I Just Want to See the Raw Data!

Originally posted (by me) on LinkedIn, December 9, 2014.

This is pretty close to raw data. How informative is it?

This is pretty close to raw data. How informative is it?

“I just want to see the raw data! No interpretation, no massaging the numbers, just the raw data straight out of the instrument!”

I sympathized with my non-scientist friend. She felt frustrated after reading a series of news items that began with a promising discovery, followed by a series of caveats, followed by more news stories reporting that no one knew for sure what was going on, and several more years of research would be required to clarify the findings from the initial report.

She didn’t know whom to believe. Scientists presented what looked like clear and convincing evidence, only to be shouted down by political activists and religious leaders claiming, “That’s just your opinion!” and citing past scientific studies proven biased, fraudulent, or just plain wrong.

The problem is, raw data points don’t tell you much of anything. Even an experienced scientist needs some kind of interpretation to convert the numbers into knowledge. What question was being asked and how did the person go about trying to find an answer? What did the instrument measure directly, and what assumptions were used to make indirect observations? What good does it do you to know that an unknown sample produces six times the voltage response at 7.3 minutes elution time than it did at 6.9 minutes if that’s all you know?

What were the conditions of the experiment? The same instrument can generate high- and low-resolution data, depending on how it is set up. Each type of data is useful for some purposes, but not others. Attachments, filters, thermostats — each of these can be added, adjusted, or calibrated to increase the sensitivity toward some observations, but they can also obscure other observations. The star you’re looking at might shine most brightly at the wavelengths you’re filtering out to cut interference from the sodium-vapor street lamps nearby.

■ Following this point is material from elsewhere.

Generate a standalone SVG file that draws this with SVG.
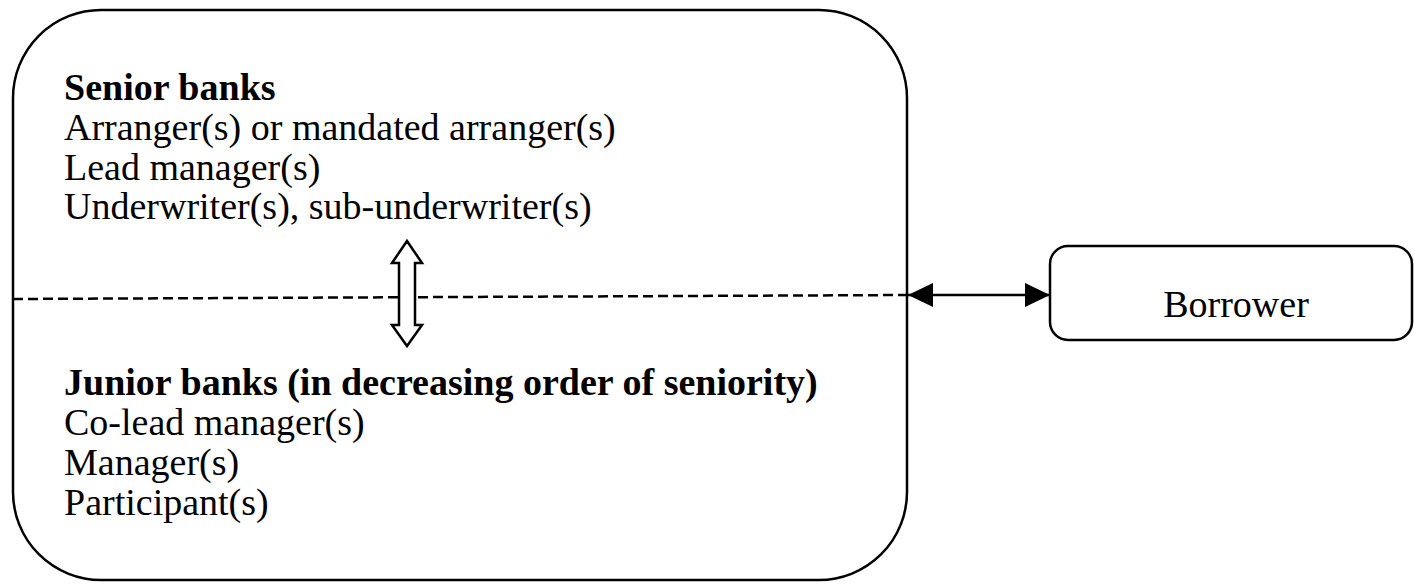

How closely do the observations mimic processes in the real world? Lab-scale syntheses often fail to predict the results of a full-scale industrial production run. Data taken in the field under real-life conditions can be biased or inaccurate, because the act of observing has altered the behavior of thing you’re observing.

The progress of science itself can prove previous science wrong or expose the limitations of previous theories. Some 19th-century physicists thought that physics would shortly become a closed field of inquiry. All the questions had been answered, they thought. Only a few small loose ends needed to be wrapped up, and then the books could be closed. One of those loose ends turned out to be quantum theory, which underlies the technologies behind the automatic doors at the grocery store and flash drives that let you store hundreds of tunes in a device you can carry in your pocket.

Scientists do share raw data among themselves, especially when they are seeking alternate interpretations or reusing data for another purpose. The studies they publish in the journals contain interpreted data, along with information on how the data were obtained and what assumptions and processing steps were used. Other scientists with experience in the strengths and limitations of various instruments and methods review each others’ studies and identify gaps or alternate interpretations.

Some tests have been repeated so often, with such consistent results, that the interpretative steps can be programmed into the instruments themselves. You see this type of lab analysis on television shows where the forensic lab tech puts a paint chip from a crime scene into an instrument, and immediately sees that it could only have come from a 2009 Fiat. This data is not raw — the interpretation has merely been automated.

A wide spectrum of knowledge spans the territory between “That’s just your opinion!” and “There’s so much evidence here that I would stake my life on this.” The difference lies not in seeking some pure spring of unsullied data, but in knowing what questions were asked, how they were answered, and how the answers fit in with everything else. It requires seeing things happen the same way over and over and trusting things to happen that way again under the same conditions. It also requires a willingness to change your thinking if new information puts established knowledge into a new and broader context.